*PROVIDED INFORMATION*:
--- --- ---
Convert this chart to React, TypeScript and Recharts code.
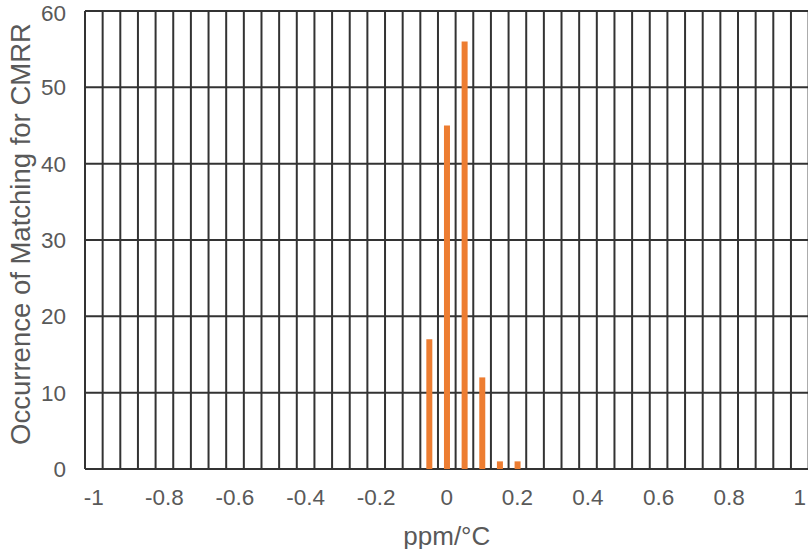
--- --- ---
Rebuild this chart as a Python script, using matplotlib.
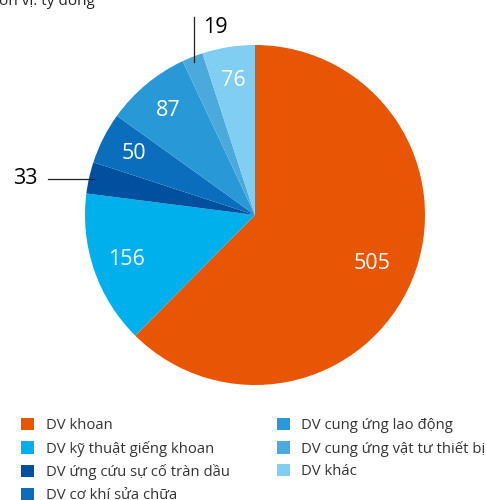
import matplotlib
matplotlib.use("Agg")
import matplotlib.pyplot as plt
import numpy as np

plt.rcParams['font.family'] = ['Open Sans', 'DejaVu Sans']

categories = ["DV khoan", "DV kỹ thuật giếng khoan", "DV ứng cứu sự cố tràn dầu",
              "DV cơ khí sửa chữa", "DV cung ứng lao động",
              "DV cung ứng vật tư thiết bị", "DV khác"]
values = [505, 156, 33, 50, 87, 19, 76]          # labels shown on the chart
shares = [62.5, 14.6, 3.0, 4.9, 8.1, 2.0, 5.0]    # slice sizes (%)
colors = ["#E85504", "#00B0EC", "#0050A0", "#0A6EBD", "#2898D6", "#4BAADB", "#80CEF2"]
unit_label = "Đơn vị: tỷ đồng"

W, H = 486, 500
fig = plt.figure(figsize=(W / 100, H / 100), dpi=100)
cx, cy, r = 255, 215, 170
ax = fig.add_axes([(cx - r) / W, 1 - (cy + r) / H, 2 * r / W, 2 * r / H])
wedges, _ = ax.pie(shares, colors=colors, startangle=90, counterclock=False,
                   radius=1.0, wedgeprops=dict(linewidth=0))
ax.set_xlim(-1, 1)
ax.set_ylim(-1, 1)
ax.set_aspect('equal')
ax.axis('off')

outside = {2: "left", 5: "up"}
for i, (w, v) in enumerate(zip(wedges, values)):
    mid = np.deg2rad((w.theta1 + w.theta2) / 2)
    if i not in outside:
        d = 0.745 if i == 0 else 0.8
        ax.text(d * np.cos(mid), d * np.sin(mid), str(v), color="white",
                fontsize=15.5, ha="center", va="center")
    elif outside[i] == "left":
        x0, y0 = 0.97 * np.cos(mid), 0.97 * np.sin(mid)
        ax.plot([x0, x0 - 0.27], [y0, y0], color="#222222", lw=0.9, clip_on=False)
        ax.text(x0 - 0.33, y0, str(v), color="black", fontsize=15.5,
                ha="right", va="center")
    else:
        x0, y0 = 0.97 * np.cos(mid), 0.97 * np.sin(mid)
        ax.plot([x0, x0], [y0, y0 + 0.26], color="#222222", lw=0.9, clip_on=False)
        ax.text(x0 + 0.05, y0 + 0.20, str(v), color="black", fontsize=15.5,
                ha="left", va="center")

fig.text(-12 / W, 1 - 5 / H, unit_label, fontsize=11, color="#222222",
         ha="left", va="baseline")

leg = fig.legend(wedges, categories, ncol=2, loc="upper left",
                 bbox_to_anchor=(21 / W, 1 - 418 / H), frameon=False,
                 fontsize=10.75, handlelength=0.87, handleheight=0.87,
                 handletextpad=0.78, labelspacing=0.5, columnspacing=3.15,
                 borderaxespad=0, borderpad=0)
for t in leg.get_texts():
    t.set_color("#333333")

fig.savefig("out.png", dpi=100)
--- --- ---
*EXERCISE*:
Give back, unchanged, each line from the one containing "Rebuild this chart" through the one containing "plt.rcParams['font.family'] = ['Open". Pictures are to be left out.

*ANSWER FOR THIS EXERCISE*:
Rebuild this chart as a Python script, using matplotlib.
import matplotlib
matplotlib.use("Agg")
import matplotlib.pyplot as plt
import numpy as np

plt.rcParams['font.family'] = ['Open Sans', 'DejaVu Sans']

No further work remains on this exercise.